- **To be done**
Transcribe the material exactly. Images do not belong in the copy.

- **Supplied material**
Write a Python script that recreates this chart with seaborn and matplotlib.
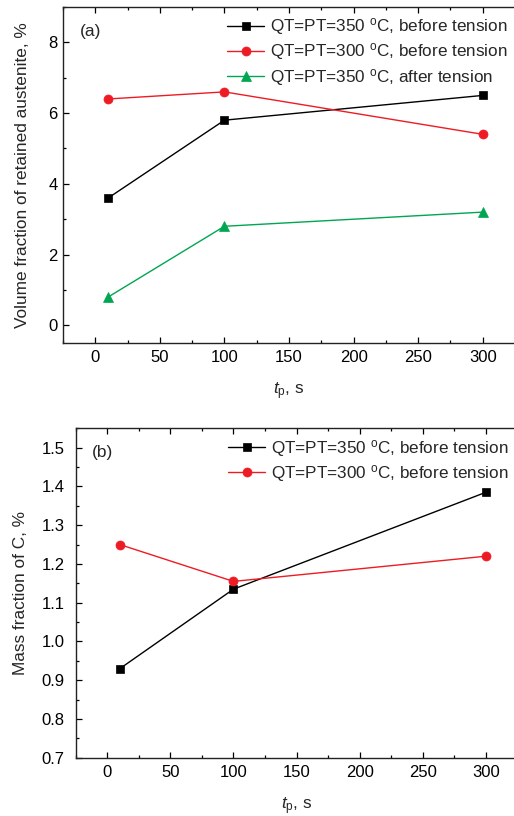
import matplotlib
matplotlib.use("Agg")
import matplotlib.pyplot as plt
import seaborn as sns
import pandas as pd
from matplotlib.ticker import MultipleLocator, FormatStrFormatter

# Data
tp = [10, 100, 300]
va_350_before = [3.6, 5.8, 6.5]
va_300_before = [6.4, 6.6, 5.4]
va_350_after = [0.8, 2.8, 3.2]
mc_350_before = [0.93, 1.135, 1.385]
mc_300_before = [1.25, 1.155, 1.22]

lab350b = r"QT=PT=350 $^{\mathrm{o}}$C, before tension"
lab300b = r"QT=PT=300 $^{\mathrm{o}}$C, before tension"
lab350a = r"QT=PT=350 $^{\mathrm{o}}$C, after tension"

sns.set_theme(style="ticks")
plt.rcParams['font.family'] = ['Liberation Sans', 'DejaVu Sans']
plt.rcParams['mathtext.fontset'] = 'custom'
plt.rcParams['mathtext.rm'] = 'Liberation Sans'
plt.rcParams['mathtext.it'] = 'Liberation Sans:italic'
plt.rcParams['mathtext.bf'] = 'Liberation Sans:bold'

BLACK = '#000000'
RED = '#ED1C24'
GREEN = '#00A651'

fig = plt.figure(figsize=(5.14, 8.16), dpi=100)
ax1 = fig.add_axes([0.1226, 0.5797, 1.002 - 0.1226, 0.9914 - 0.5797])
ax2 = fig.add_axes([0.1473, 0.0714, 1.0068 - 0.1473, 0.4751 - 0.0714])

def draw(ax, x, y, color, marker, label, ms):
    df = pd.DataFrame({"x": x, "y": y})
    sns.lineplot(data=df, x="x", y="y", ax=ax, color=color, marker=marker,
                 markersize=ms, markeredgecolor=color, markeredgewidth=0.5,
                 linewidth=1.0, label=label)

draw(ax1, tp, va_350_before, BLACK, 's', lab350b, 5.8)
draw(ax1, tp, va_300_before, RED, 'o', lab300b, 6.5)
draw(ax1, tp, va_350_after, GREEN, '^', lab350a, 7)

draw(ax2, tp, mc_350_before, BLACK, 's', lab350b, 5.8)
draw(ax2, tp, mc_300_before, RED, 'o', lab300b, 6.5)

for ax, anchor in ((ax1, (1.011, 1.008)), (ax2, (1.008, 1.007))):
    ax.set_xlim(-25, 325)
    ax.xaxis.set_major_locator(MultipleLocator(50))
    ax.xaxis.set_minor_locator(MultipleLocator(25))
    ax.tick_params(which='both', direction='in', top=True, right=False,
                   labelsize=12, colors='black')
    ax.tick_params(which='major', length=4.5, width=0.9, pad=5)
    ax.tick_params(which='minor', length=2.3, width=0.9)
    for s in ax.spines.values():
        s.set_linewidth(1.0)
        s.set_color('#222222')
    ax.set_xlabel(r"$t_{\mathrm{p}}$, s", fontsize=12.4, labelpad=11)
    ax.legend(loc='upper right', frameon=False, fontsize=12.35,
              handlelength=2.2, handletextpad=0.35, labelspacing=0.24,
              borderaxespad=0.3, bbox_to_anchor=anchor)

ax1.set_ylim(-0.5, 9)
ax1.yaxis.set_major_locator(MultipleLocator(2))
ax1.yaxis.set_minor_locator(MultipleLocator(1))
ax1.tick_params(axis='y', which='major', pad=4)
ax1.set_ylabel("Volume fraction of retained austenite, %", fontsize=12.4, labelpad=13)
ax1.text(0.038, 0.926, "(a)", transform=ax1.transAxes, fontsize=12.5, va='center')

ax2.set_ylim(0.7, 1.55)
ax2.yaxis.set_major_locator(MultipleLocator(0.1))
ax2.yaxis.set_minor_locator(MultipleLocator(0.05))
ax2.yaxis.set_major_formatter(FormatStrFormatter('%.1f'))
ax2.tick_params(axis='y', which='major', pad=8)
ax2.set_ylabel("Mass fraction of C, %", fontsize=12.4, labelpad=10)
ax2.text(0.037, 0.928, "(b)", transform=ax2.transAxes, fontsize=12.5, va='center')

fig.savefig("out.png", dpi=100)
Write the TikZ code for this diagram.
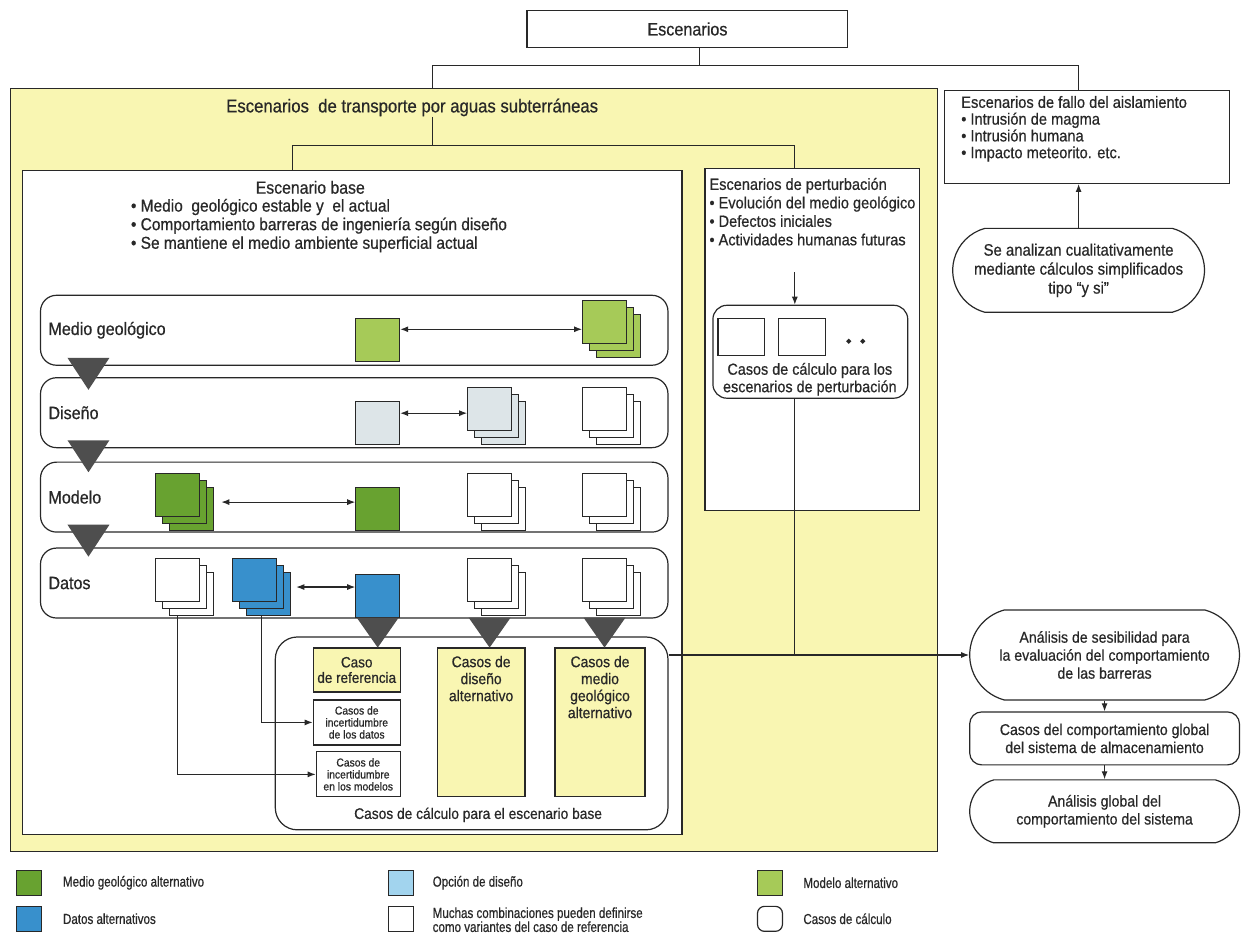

- **Result**
Write a Python script that recreates this chart with seaborn and matplotlib.
import matplotlib
matplotlib.use("Agg")
import matplotlib.pyplot as plt
import seaborn as sns
import pandas as pd
from matplotlib.ticker import MultipleLocator, FormatStrFormatter

# Data
tp = [10, 100, 300]
va_350_before = [3.6, 5.8, 6.5]
va_300_before = [6.4, 6.6, 5.4]
va_350_after = [0.8, 2.8, 3.2]
mc_350_before = [0.93, 1.135, 1.385]
mc_300_before = [1.25, 1.155, 1.22]

lab350b = r"QT=PT=350 $^{\mathrm{o}}$C, before tension"
lab300b = r"QT=PT=300 $^{\mathrm{o}}$C, before tension"
lab350a = r"QT=PT=350 $^{\mathrm{o}}$C, after tension"

sns.set_theme(style="ticks")
plt.rcParams['font.family'] = ['Liberation Sans', 'DejaVu Sans']
plt.rcParams['mathtext.fontset'] = 'custom'
plt.rcParams['mathtext.rm'] = 'Liberation Sans'
plt.rcParams['mathtext.it'] = 'Liberation Sans:italic'
plt.rcParams['mathtext.bf'] = 'Liberation Sans:bold'

BLACK = '#000000'
RED = '#ED1C24'
GREEN = '#00A651'

fig = plt.figure(figsize=(5.14, 8.16), dpi=100)
ax1 = fig.add_axes([0.1226, 0.5797, 1.002 - 0.1226, 0.9914 - 0.5797])
ax2 = fig.add_axes([0.1473, 0.0714, 1.0068 - 0.1473, 0.4751 - 0.0714])

def draw(ax, x, y, color, marker, label, ms):
    df = pd.DataFrame({"x": x, "y": y})
    sns.lineplot(data=df, x="x", y="y", ax=ax, color=color, marker=marker,
                 markersize=ms, markeredgecolor=color, markeredgewidth=0.5,
                 linewidth=1.0, label=label)

draw(ax1, tp, va_350_before, BLACK, 's', lab350b, 5.8)
draw(ax1, tp, va_300_before, RED, 'o', lab300b, 6.5)
draw(ax1, tp, va_350_after, GREEN, '^', lab350a, 7)

draw(ax2, tp, mc_350_before, BLACK, 's', lab350b, 5.8)
draw(ax2, tp, mc_300_before, RED, 'o', lab300b, 6.5)

for ax, anchor in ((ax1, (1.011, 1.008)), (ax2, (1.008, 1.007))):
    ax.set_xlim(-25, 325)
    ax.xaxis.set_major_locator(MultipleLocator(50))
    ax.xaxis.set_minor_locator(MultipleLocator(25))
    ax.tick_params(which='both', direction='in', top=True, right=False,
                   labelsize=12, colors='black')
    ax.tick_params(which='major', length=4.5, width=0.9, pad=5)
    ax.tick_params(which='minor', length=2.3, width=0.9)
    for s in ax.spines.values():
        s.set_linewidth(1.0)
        s.set_color('#222222')
    ax.set_xlabel(r"$t_{\mathrm{p}}$, s", fontsize=12.4, labelpad=11)
    ax.legend(loc='upper right', frameon=False, fontsize=12.35,
              handlelength=2.2, handletextpad=0.35, labelspacing=0.24,
              borderaxespad=0.3, bbox_to_anchor=anchor)

ax1.set_ylim(-0.5, 9)
ax1.yaxis.set_major_locator(MultipleLocator(2))
ax1.yaxis.set_minor_locator(MultipleLocator(1))
ax1.tick_params(axis='y', which='major', pad=4)
ax1.set_ylabel("Volume fraction of retained austenite, %", fontsize=12.4, labelpad=13)
ax1.text(0.038, 0.926, "(a)", transform=ax1.transAxes, fontsize=12.5, va='center')

ax2.set_ylim(0.7, 1.55)
ax2.yaxis.set_major_locator(MultipleLocator(0.1))
ax2.yaxis.set_minor_locator(MultipleLocator(0.05))
ax2.yaxis.set_major_formatter(FormatStrFormatter('%.1f'))
ax2.tick_params(axis='y', which='major', pad=8)
ax2.set_ylabel("Mass fraction of C, %", fontsize=12.4, labelpad=10)
ax2.text(0.037, 0.928, "(b)", transform=ax2.transAxes, fontsize=12.5, va='center')

fig.savefig("out.png", dpi=100)
Write the TikZ code for this diagram.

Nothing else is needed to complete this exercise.